Steadying an undulating putting green or a wandering computer cursor with your mind alone might sound far-fetched, but NASA has had this technology for years. Now a company is applying these surreal capabilities to virtual reality military training and, soon, sports training and more.
The Space Agency has always monitored how its astronauts and pilots react to their environment, whether keeping track of vital signs during a spacewalk or watching for physical signs of stress during training. Observers often use software to try to make sense of that data, looking to make inferences about the subject’s physiological and psychological state based on indicators like heart rate, skin temperature, and brain waves.
In the late 1990s, a team of researchers at Langley Research Center, concerned with pilots’ distractibility during flight, came up with a new index for measuring engagement by observing different brainwave outputs. Then they put a new twist on physiological monitoring: they let subjects see their own attention index—and try to control it.
The team found that subjects who were shown their engagement level, as determined by brainwave output from moment to moment while performing a task, were, in fact, able to learn to control it, never becoming too stressed nor losing focus. They were responding to what’s known as a biofeedback loop. What’s more, the biofeedback-trained subjects outperformed peers on the same tasks weeks later, even in the absence of feedback.
“We realized we had some unique ideas that could be spun off into inventions based on biofeedback,” says Alan Pope, the now-retired researcher who led the work at Langley. So he and his team started inventing.
First came a mechanical putting green that stayed still only when the putter’s mind was still. Based on the premise that golfers putt best with a quiet, empty mind, the course physically undulated, with the hole dilating and closing and the sighting laser swinging back and forth, until electrodes on the golfer’s forehead indicated strong alpha brainwave output, which is associated with an idling mind and meditation. The golfer had to mentally still the course, then putt.
A video game the team produced was meant to induce a different state of mind. In a configuration developed for the Nintendo Wii, Pope and fellow Langley researcher Chad Stephens worked out a way to compromise the signal from the remote control until the player’s brainwave output indicated alertness and engagement.

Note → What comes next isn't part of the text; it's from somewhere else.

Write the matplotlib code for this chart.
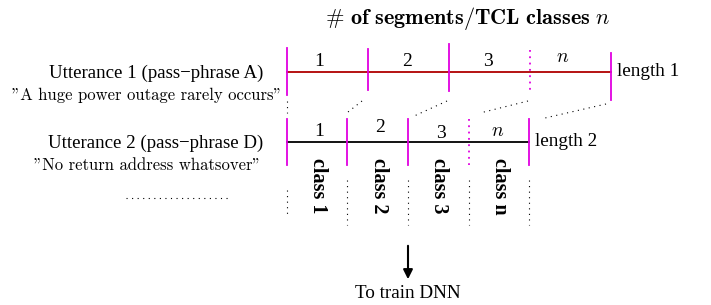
import matplotlib.pyplot as plt

plt.rcParams['mathtext.fontset'] = 'cm'

# --- content -------------------------------------------------------------
title = r'$\mathbf{\#\ of\ segments/TCL\ classes}\ n$'
utterances = ['Utterance 1 (pass\u2212phrase A)', 'Utterance 2 (pass\u2212phrase D)']
phrases = ['"A huge power outage rarely occurs"', '"No return address whatsover"']
seg_labels = ['1', '2', '3', r'$n$']
class_labels = ['class 1', 'class 2', 'class 3', 'class n']
length_labels = ['length 1', 'length 2']
bottom_label = 'To train DNN'

# --- layout (pixel coordinates, y down) ---------------------------------
W, H = 711, 305
row_y = [72, 142]
row_bounds = [[287, 368, 449, 530, 611], [287, 347, 408, 469, 529]]
row_color = ['#b00000', 'black']
tick_span = [[(48, 95), (49, 90), (44, 91), (50, 90), (53, 100)],
             [(119, 165), (119, 165), (119, 165), (119, 165), (119, 165)]]
seg_label_pos = [[(319, 62), (407, 62), (488, 62), (563, 58)],
                 [(319, 132), (380, 127), (441, 133), (498, 131)]]
magenta = '#e000e0'
dots = (0, (1, 4))

fig = plt.figure(figsize=(W / 100, H / 100), dpi=100)
ax = fig.add_axes([0, 0, 1, 1])
ax.set_xlim(0, W)
ax.set_ylim(H, 0)
ax.axis('off')

serif = 'Liberation Serif'

# title
ax.text(468, 18, title, ha='center', va='center', fontsize=16)

for r in range(2):
    xs = row_bounds[r]
    y = row_y[r]
    ax.plot([xs[0], xs[-1]], [y, y], color=row_color[r], lw=1.3)
    for i, x in enumerate(xs):
        y0, y1 = tick_span[r][i]
        ls = (0, (1, 2.5)) if i == 3 else '-'
        ax.plot([x, x], [y0, y1], color=magenta, lw=1.3, ls=ls)
    for lab, (lx, ly) in zip(seg_labels, seg_label_pos[r]):
        ax.text(lx, ly, lab, ha='center', va='center', fontsize=14,
                family=serif)
    ax.text(xs[-1] + 6, y, length_labels[r], ha='left', va='center',
            fontsize=13.8, family=serif)
    ax.text(156, y + 1, utterances[r], ha='center', va='center',
            fontsize=13.6, family=serif)
    ax.text(147, y + 23, phrases[r], ha='center', va='center',
            fontsize=12, family='cmr10')

# dotted continuation below first tick of row 1
ax.plot([287, 287], [101, 113], color='black', lw=0.8, ls=dots)

# dotted connectors between rows
connectors = [((362, 101), (348, 112)), ((447, 101), (412, 117)),
              ((528, 101), (480, 113)), ((606, 104), (545, 118))]
for (x0, y0), (x1, y1) in connectors:
    ax.plot([x0, x1], [y0, y1], color='black', lw=0.8, ls=dots)

# class labels
for i, lab in enumerate(class_labels):
    xc = (row_bounds[1][i] + row_bounds[1][i + 1]) / 2 + 1
    ax.text(xc, 186, lab, ha='center', va='center', rotation=-90,
            fontsize=14.5, fontweight='bold', family=serif)

# dotted lines below row 2
for i, x in enumerate(row_bounds[1]):
    y0, y1 = (190, 217) if i == 0 else (180, 225)
    ax.plot([x, x], [y0, y1], color='black', lw=0.8, ls=dots)

# left ellipsis
ax.plot([126, 229], [198, 198], color='black', lw=0.8, ls=dots)

# arrow and bottom label
ax.annotate('', xy=(408, 282), xytext=(408, 243),
            arrowprops=dict(arrowstyle='-|>', color='black', lw=1.5,
                            mutation_scale=14))
ax.text(408, 293, bottom_label, ha='center', va='center', fontsize=13.8,
        family=serif)

fig.savefig('out.png', dpi=100)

A camera on the remote used lights from an LED array under the screen as points of reference to orient itself—and thus the cursor—in space. The lights would twinkle on and off in a pattern that caused the cursor to circle whatever target the control was pointed at until the player’s neural output showed dominant levels of high-frequency beta waves and suppression of lower-frequency alpha and theta waves. Then the lights and the cursor would stay still, letting the user line up a shot.
In each case, Pope says, “there’s an incentive to produce the goal brainwave pattern.”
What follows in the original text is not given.